El problema para Trump y el resto de la caterva de nativistas que lo acompañan es que, en la práctica, los inmigrantes low-skilled son la columna vertebral de la economía estadounidense (véase la columna que publiqué aquí mismo la semana pasada). No solo suman a través de su inmenso esfuerzo diario, también cumplen puntualmente con su obligación fiscal, contribuyendo miles de millones de dólares al erario. Son dueños de cientos de miles de negocios y consiguen echar raíces a pesar de enfrentar enormes obstáculos legales: hay estudios que sugieren, por ejemplo, que al menos uno de cada tres inmigrantes indocumentados es dueño de una vivienda en Estados Unidos. Sobra decir que todas estas cifras serían mucho mayores si a los indocumentados se les permitiera ingresar plenamente a la formalidad legal y económica.

Hay algunos casos en los que la asimilación del inmigrante va mucho más allá de la contribución fiscal o el fruto del trabajo. Un ejemplo emblemático ocurrió en Illinois en las últimas semanas. Se trata de Juan Carlos Hernández, un guanajuantense detenido para ser deportado. Conversé con él largamente hace unos días. Hernández me contó que emigró a Estados Unidos a los 19 años de edad. Primero, me dijo, llegó a California para luego emprender camino rumbo a Illinois. Semanas más tarde terminó en una pequeña ciudad minera del sur del estado llamada West Frankfort. De apenas 8 mil habitantes, West Frankfort es un sitio abrumadoramente anglosajón. Hernández calcula que en el lugar hay, al de día de hoy, apenas algunas decenas de hispanos. Aun así, el joven indocumentado mexicano supo ganarse poco a poco un lugar en la comunidad. Comenzó de lavaplatos en un restaurante de comida mexicana donde conoció a su esposa, una inmigrante michoacana con la que tuvo tres hijos ciudadanos estadounidenses. Con el paso del tiempo, Hernández se volvió gerente del restaurante y una figura queridísima en su comunidad: se hizo de amigos y colaboradores, organizó brigadas de limpieza los fines de semana, dio de comer gratis a bomberos durante emergencias, se ganó el cariño de propios y extraños. En otras palabras, Hernández no solo se asimiló a su nuevo país: se convirtió en un estadounidense modelo.

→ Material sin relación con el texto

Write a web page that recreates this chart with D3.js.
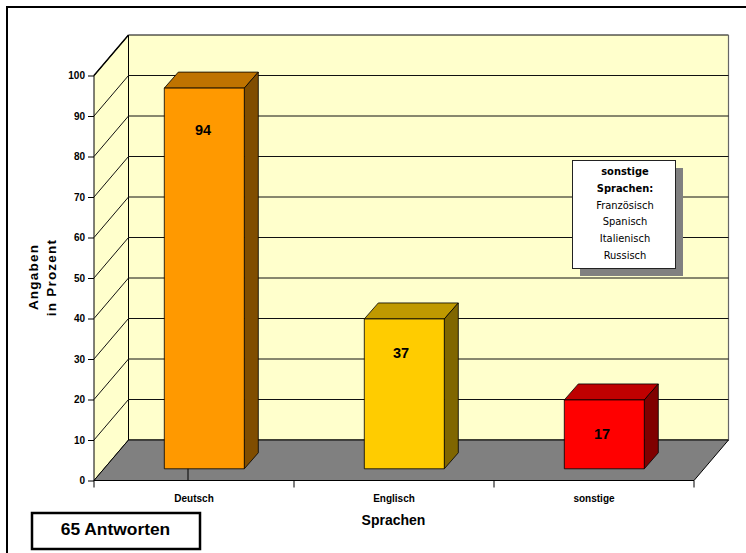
<!DOCTYPE html>
<html><head><meta charset="utf-8">
<script src="https://cdn.jsdelivr.net/npm/d3@7"></script>
<style>html,body{margin:0;padding:0;background:#fff}svg{display:block}text{font-family:"Liberation Sans",Arial,sans-serif}</style>
</head><body><svg id="c" width="746" height="553"></svg>
<script>
const categories = ["Deutsch", "Englisch", "sonstige"];
const values = [94, 37, 17];
const fills = ["#ff9900", "#ffcc00", "#ff0000"];
const topFills = ["#bf7300", "#bf9900", "#bf0000"];
const sideFills = ["#804d00", "#806600", "#800000"];
const yTicks = d3.range(0, 101, 10);
const noteLines = ["sonstige", "Sprachen:", "Französisch", "Spanisch", "Italienisch", "Russisch"];

const svg = d3.select("#c");
const x = d3.scaleBand().domain(categories).range([94, 694]);
const y = d3.scaleLinear().domain([0, 100]).range([480.5, 75.5]);
const depth = {dx: 34.5, dy: -40.5};
const barDepth = {dx: 14, dy: -16};
const barOffset = {dx: 70.3, dy: -11.7};
const barW = 80;
const labelX = [203, 401, 602];
const labelDrop = [46.5, 39.3, 38.6];
const poly = pts => pts.map(p => p.join(",")).join(" ");

// page frame
svg.append("path").attr("d", "M7,553V7H746").attr("fill", "none").attr("stroke", "#000").attr("stroke-width", 2);

// walls and floor
const [x0, x1] = x.range();
const y0 = y(0), y100 = y(100);
svg.append("polygon").attr("points", poly([[x0 + depth.dx, y0 + depth.dy], [x1 + depth.dx, y0 + depth.dy], [x1 + depth.dx, y100 + depth.dy], [x0 + depth.dx, y100 + depth.dy]]))
  .attr("fill", "#ffffcc").attr("stroke", "#000").attr("stroke-width", 1);
svg.append("line").attr("x1", x1 + depth.dx).attr("x2", x1 + depth.dx).attr("y1", y100 + depth.dy).attr("y2", y0 + depth.dy)
  .attr("stroke", "#666").attr("stroke-width", 1.2);
svg.append("polygon").attr("points", poly([[x0, y0], [x0 + depth.dx, y0 + depth.dy], [x0 + depth.dx, y100 + depth.dy], [x0, y100]]))
  .attr("fill", "#ffffcc").attr("stroke", "#000").attr("stroke-width", 1);

// gridlines run along the side wall, then across the back wall
svg.append("g").selectAll("path").data(yTicks.filter(d => d > 0 && d < 100)).join("path")
  .attr("d", d => `M${x0},${y(d)}L${x0 + depth.dx},${y(d) + depth.dy}H${x1 + depth.dx}`)
  .attr("fill", "none").attr("stroke", "#111").attr("stroke-width", 1);
svg.append("path").attr("d", `M${x0},${y(100)}L${x0 + depth.dx},${y(100) + depth.dy}`).attr("stroke", "#000").attr("stroke-width", 1.4);
svg.append("polygon").attr("points", poly([[x0, y0], [x1, y0], [x1 + depth.dx, y0 + depth.dy], [x0 + depth.dx, y0 + depth.dy]]))
  .attr("fill", "#808080").attr("stroke", "#000").attr("stroke-width", 1);

// value axis
const yAxis = d3.axisLeft(y).tickValues(yTicks).tickSize(6).tickPadding(3);
const gy = svg.append("g").attr("transform", `translate(${x0},0)`).call(yAxis);
gy.selectAll("text").attr("font-size", 10).attr("font-weight", "bold").attr("fill", "#000").style("font-family", '"Liberation Sans",Arial,sans-serif');
gy.selectAll("line,path").attr("stroke", "#000");
gy.select(".domain").attr("d", `M${x0},${y100}V${y0}`);

// category axis
const xAxis = d3.axisBottom(x).tickSize(0).tickPadding(14);
const gx = svg.append("g").attr("transform", `translate(0,${y0})`).call(xAxis);
gx.select(".domain").attr("d", `M${x0},0H${x1}`).attr("stroke", "#000");
gx.selectAll("text").attr("font-size", 10).attr("font-weight", "bold").attr("fill", "#000").style("font-family", '"Liberation Sans",Arial,sans-serif');
gx.append("g").selectAll("line").data(d3.range(categories.length + 1)).join("line")
  .attr("x1", i => x0 + i * x.step()).attr("x2", i => x0 + i * x.step()).attr("y1", 0).attr("y2", 7).attr("stroke", "#000");

// bars as three-faced boxes
const base = y0 + barOffset.dy;
const barH = v => y(0) - y(v);
const bars = svg.append("g").selectAll("g").data(categories).join("g");
bars.each(function (c, i) {
  const g = d3.select(this), l = x(c) + barOffset.dx, r = l + barW, t = base - barH(values[i]);
  const s = {stroke: "#000", "stroke-opacity": 0.8, "stroke-width": 1};
  const face = (pts, f) => { const p = g.append("polygon").attr("points", poly(pts)).attr("fill", f); for (const k in s) p.attr(k, s[k]); };
  face([[l, t], [r, t], [r + barDepth.dx, t + barDepth.dy], [l + barDepth.dx, t + barDepth.dy]], topFills[i]);
  face([[r, t], [r + barDepth.dx, t + barDepth.dy], [r + barDepth.dx, base + barDepth.dy], [r, base]], sideFills[i]);
  face([[l, t], [r, t], [r, base], [l, base]], fills[i]);
  g.append("text").attr("x", labelX[i]).attr("y", t + labelDrop[i]).attr("text-anchor", "middle")
    .attr("font-size", 14.5).attr("font-weight", "bold").attr("fill", "#000").text(values[i]);
});

// axis titles
svg.append("text").attr("x", 393.5).attr("y", 525).attr("text-anchor", "middle").attr("font-size", 14).attr("font-weight", "bold").text("Sprachen");
svg.append("text").attr("transform", "translate(38,277) rotate(-90)").attr("text-anchor", "middle").attr("font-size", 13.5).attr("font-weight", "bold").attr("letter-spacing", 1.2).text("Angaben");
svg.append("text").attr("transform", "translate(56,277.5) rotate(-90)").attr("text-anchor", "middle").attr("font-size", 13.5).attr("font-weight", "bold").attr("letter-spacing", 1.2).text("in Prozent");

// response count box
svg.append("rect").attr("x", 32).attr("y", 513).attr("width", 168).attr("height", 36).attr("fill", "#fff").attr("stroke", "#000").attr("stroke-width", 2.5);
svg.append("text").attr("x", 115.5).attr("y", 535).attr("text-anchor", "middle").attr("font-size", 17.4).attr("font-weight", "bold").text("65 Antworten");

// annotation box with drop shadow
svg.append("rect").attr("x", 580).attr("y", 168).attr("width", 103).attr("height", 108).attr("fill", "#808080");
svg.append("rect").attr("x", 572.5).attr("y", 160.5).attr("width", 103).attr("height", 108).attr("fill", "#fff").attr("stroke", "#222");
svg.append("g").selectAll("text").data(noteLines).join("text")
  .attr("x", 625).attr("y", (d, i) => 175 + i * 16.8).attr("text-anchor", "middle")
  .style("font-family", '"DejaVu Sans Condensed","Open Sans",sans-serif').attr("font-size", 11)
  .attr("font-weight", (d, i) => i < 2 ? "bold" : "normal").attr("fill", "#000").text(d => d);
</script></body></html>
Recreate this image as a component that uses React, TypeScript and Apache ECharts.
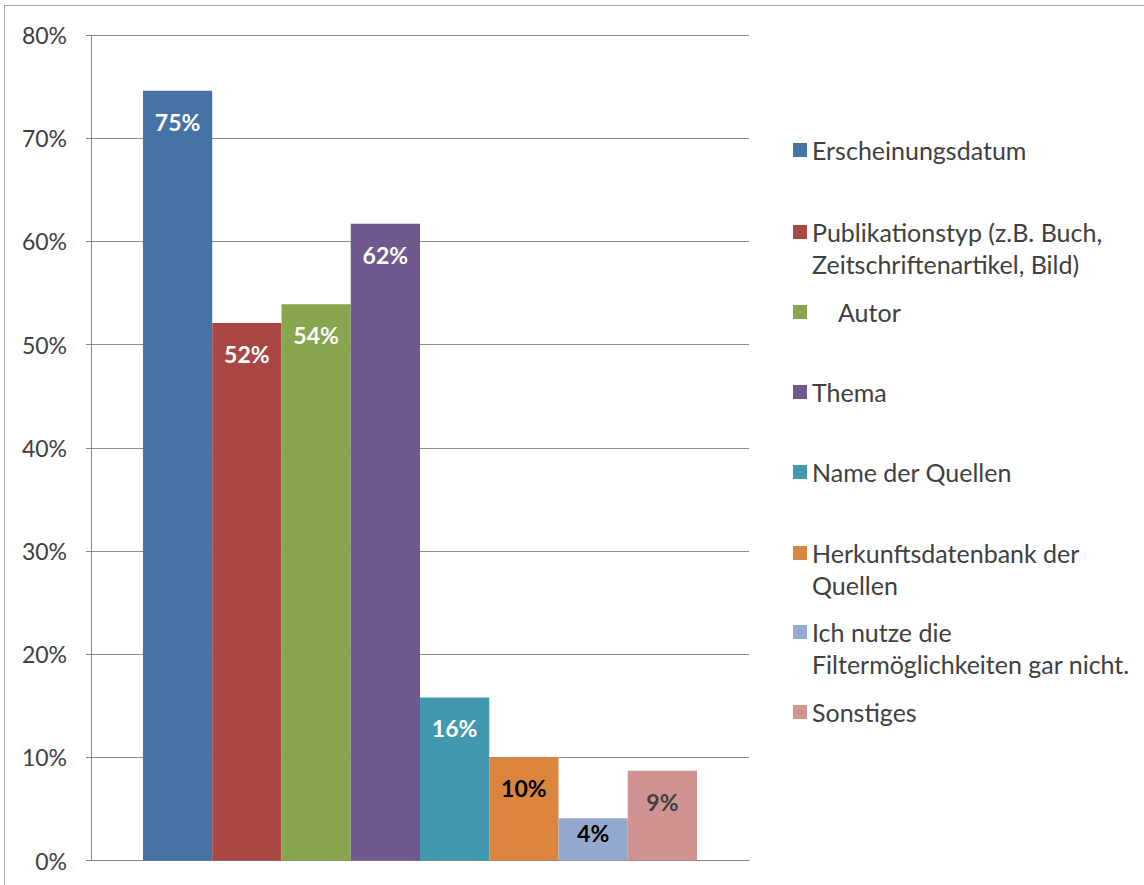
import React, { useEffect, useRef } from "react";
import * as echarts from "echarts";

const seriesNames: string[] = [
  "Erscheinungsdatum",
  "Publikationstyp (z.B. Buch,\nZeitschriftenartikel, Bild)",
  "Autor",
  "Thema",
  "Name der Quellen",
  "Herkunftsdatenbank der\nQuellen",
  "Ich nutze die\nFiltermöglichkeiten gar nicht.",
  "Sonstiges",
];
const seriesValues: number[] = [74.6, 52.1, 53.9, 61.7, 15.8, 10.0, 4.1, 8.7];
const categories: string[] = [""];
const yTicks = { min: 0, max: 80, interval: 10 };

const barColors = ["#4572A7", "#AA4643", "#89A54E", "#71588F", "#4198AF", "#DB843D", "#93A9CF", "#D19392"];
const labelColors = ["#FFFFFF", "#FFFFFF", "#FFFFFF", "#FFFFFF", "#FFFFFF", "#000000", "#000000", "#404040"];
const legendCenters = [150, 232, 312, 392, 472, 553, 632, 712];

const FONT = "Lato, 'Open Sans', sans-serif";
const LINE_H = 32;

export default function App() {
  const ref = useRef<HTMLDivElement>(null);
  useEffect(() => {
    if (!ref.current) return;
    const chart = echarts.init(ref.current, undefined, { renderer: "svg" });

    const series = seriesNames.map((name, i) => {
      const short = seriesValues[i] < 6;
      return {
        type: "bar",
        name,
        data: [seriesValues[i]],
        barGap: "0%",
        barCategoryGap: "15.8%",
        itemStyle: { color: barColors[i] },
        label: {
          show: true,
          position: short ? "inside" : "insideTop",
          distance: 16,
          offset: short ? [0, -6] : [0, 0],
          fontFamily: FONT,
          fontSize: 23,
          fontWeight: "bold",
          lineHeight: 30,
          color: labelColors[i],
          formatter: (p: any) => Math.round(p.value) + "%",
        },
      };
    });

    const legends = seriesNames.map((name, i) => {
      const twoLines = name.indexOf("\n") >= 0;
      const half = twoLines ? (LINE_H * 3) / 2 : LINE_H / 2;
      return {
        data: [name],
        left: 793,
        top: legendCenters[i] - half,
        padding: 0,
        itemWidth: 14,
        itemHeight: 14,
        icon: "rect",
        selectedMode: false,
        formatter: (n: string) => (twoLines ? " \n" + n : n),
        textStyle: {
          fontFamily: FONT,
          fontSize: 25,
          color: "#404040",
          lineHeight: LINE_H,
          padding: name === "Autor" ? [0, 0, 0, 26] : 0,
        },
      };
    });

    chart.setOption({
      animation: false,
      backgroundColor: "#ffffff",
      graphic: [
        {
          type: "rect",
          silent: true,
          z: -10,
          shape: { x: 4.5, y: 5.5, width: 1300, height: 1000 },
          style: { fill: "none", stroke: "#a6a6a6", lineWidth: 1 },
        },
      ],
      grid: { left: 91, top: 35, width: 658, height: 825.5, containLabel: false },
      legend: legends,
      xAxis: {
        type: "category",
        data: categories,
        axisLine: { show: true, lineStyle: { color: "#868686", width: 1 } },
        axisTick: { show: false },
        axisLabel: { show: false },
        splitLine: { show: false },
      },
      yAxis: {
        type: "value",
        min: yTicks.min,
        max: yTicks.max,
        interval: yTicks.interval,
        axisLine: { show: true, lineStyle: { color: "#868686", width: 1 } },
        axisTick: { show: true, length: 5, lineStyle: { color: "#868686" } },
        axisLabel: {
          formatter: "{value}%",
          margin: 24,
          fontFamily: FONT,
          fontSize: 23,
          color: "#404040",
        },
        splitLine: { show: true, lineStyle: { color: "#8c8c8c", width: 1 } },
      },
      series,
    });
    return () => chart.dispose();
  }, []);
  return (
    <div
      ref={ref}
      style={{ position: "fixed", left: 0, top: 0, width: 1144, height: 885, background: "#fff" }}
    />
  );
}
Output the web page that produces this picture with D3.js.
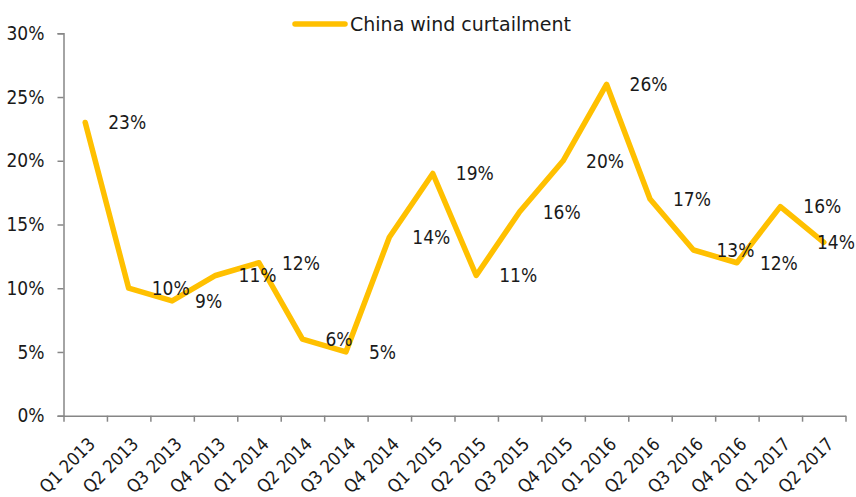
<!DOCTYPE html>
<html>
<head>
<meta charset="utf-8">
<script src="https://cdn.jsdelivr.net/npm/d3@7"></script>
<style>
  html, body { margin: 0; padding: 0; background: #ffffff; }
  svg { display: block; }
  .num { font-family: "DejaVu Sans Condensed", "DejaVu Sans", sans-serif; font-stretch: condensed; font-size: 19px; fill: #1a1a1a; }
  .cat { font-family: "DejaVu Sans Condensed", "DejaVu Sans", sans-serif; font-stretch: condensed; font-size: 18px; fill: #1a1a1a; }
  .legend-text { font-family: "DejaVu Sans", sans-serif; font-size: 19px; fill: #1a1a1a; }
</style>
</head>
<body>
<svg id="chart" width="856" height="497"></svg>
<script>
// Quarterly curtailment rate of wind power in China (%)
const categories = [
  "Q1 2013", "Q2 2013", "Q3 2013", "Q4 2013",
  "Q1 2014", "Q2 2014", "Q3 2014", "Q4 2014",
  "Q1 2015", "Q2 2015", "Q3 2015", "Q4 2015",
  "Q1 2016", "Q2 2016", "Q3 2016", "Q4 2016",
  "Q1 2017", "Q2 2017"
];
const curtailment = [23, 10, 9, 11, 12, 6, 5, 14, 19, 11, 16, 20, 26, 17, 13, 12, 16.4, 13.6];
const yTicks = [0, 5, 10, 15, 20, 25, 30];
const seriesName = "China wind curtailment";

const W = 856, H = 497;
const plot = { left: 63.5, right: 845.5, top: 33.3, bottom: 415.7 };
const lineColor = "#FFC000";
const axisColor = "#868686";

const svg = d3.select("#chart");

const x = d3.scaleBand().domain(categories).range([plot.left, plot.right]).padding(0);
const y = d3.scaleLinear().domain([0, 30]).range([plot.bottom, plot.top]);
const cx = d => x(d) + x.bandwidth() / 2;

// Y axis
const yAxis = svg.append("g")
  .attr("transform", `translate(${plot.left},0)`)
  .call(d3.axisLeft(y).tickValues(yTicks).tickFormat(d => d + "%").tickSize(6).tickPadding(13));
yAxis.select(".domain").attr("stroke", axisColor).attr("stroke-width", 1.5);
yAxis.selectAll(".tick line").attr("stroke", axisColor).attr("stroke-width", 1.5);
yAxis.selectAll(".tick text").attr("class", "num").attr("font-family", null).attr("font-size", null).attr("fill", null);

// X axis: tick marks sit on the boundaries between quarters
const xEdges = d3.scaleLinear().domain([0, categories.length]).range([plot.left, plot.right]);
const xAxis = svg.append("g")
  .attr("transform", `translate(0,${plot.bottom})`)
  .call(d3.axisBottom(xEdges).tickValues(d3.range(categories.length + 1)).tickFormat("").tickSize(6).tickSizeOuter(0));
xAxis.select(".domain").attr("stroke", axisColor).attr("stroke-width", 1.5);
xAxis.selectAll(".tick line").attr("stroke", axisColor).attr("stroke-width", 1.5);

// Rotated quarter labels
svg.append("g").selectAll("text")
  .data(categories)
  .join("text")
  .attr("class", "cat")
  .attr("text-anchor", "end")
  .attr("dy", "0.35em")
  .attr("transform", d => `translate(${cx(d) + 6.5},${plot.bottom + 25}) rotate(-45)`)
  .text(d => d);

// Curtailment line
const pts = categories.map((c, i) => ({ c, v: curtailment[i] }));
svg.append("path")
  .datum(pts)
  .attr("fill", "none")
  .attr("stroke", lineColor)
  .attr("stroke-width", 5.5)
  .attr("stroke-linejoin", "round")
  .attr("stroke-linecap", "round")
  .attr("d", d3.line().x(d => cx(d.c)).y(d => y(d.v)));

// Value labels to the right of each point, kept inside the canvas
svg.append("g").selectAll("text")
  .data(pts)
  .join("text")
  .attr("class", "num")
  .attr("dy", "0.36em")
  .attr("y", d => y(d.v))
  .text(d => Math.round(d.v) + "%")
  .each(function (d) {
    const w = this.getComputedTextLength();
    this.setAttribute("x", Math.min(cx(d.c) + 23, W - 1 - w));
  });

// Legend
const legend = svg.append("g").attr("transform", "translate(293,24)");
legend.append("line")
  .attr("x1", 2).attr("x2", 52).attr("y1", 0).attr("y2", 0)
  .attr("stroke", lineColor).attr("stroke-width", 5.5).attr("stroke-linecap", "round");
legend.append("text")
  .attr("class", "legend-text")
  .attr("x", 57).attr("y", 0).attr("dy", "0.36em")
  .text(seriesName);
</script>
</body>
</html>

Para su desgracia, sin embargo, su trayectoria impecable como ciudadano del país adoptivo registra una pequeña pero peligrosa mancha: hace una década lo detuvieron un par de veces por manejar ligeramente por encima de los límites de alcohol. La falta lo ha puesto, ahora, al borde de la deportación. La posibilidad de que un padre de familia, líder comunitario indiscutible, pudiera ser expulsado del país por haberse pasado de copas un par de noches en veinte años puso de cabeza a West Frankfort, Illinois. El juez del caso recibió cientos de cartas exigiendo libertad. La avalancha de apoyo fue tal que Hernández recibió la libertad mientras su caso continúa en evaluación legal. Ni de lejos se ha salvado de la deportación, pero su historia revela solo una de las muchas contradicciones del sistema migratorio estadounidense y, especialmente, de la estrategia punitiva de Trump. Porque lo cierto es que gente como Hernández, un muchacho que comenzó lavando platos hasta convertirse en un pilar de su comunidad, no tiene manera de emigrar legalmente a Estados Unidos. Sus mal llamadas “habilidades menores” son parte indispensable de la economía estadounidense y, quizá más importante aún, del tejido social del país. Nada de esto es nuevo, por supuesto. Lo mismo le ocurrió a italianos, irlandeses, chinos, japoneses: es la historia del nativismo estadounidense. Ahora es el turno de personas como Juan Carlos Hernández. Ayudarles a ganar la batalla es responsabilidad de todos.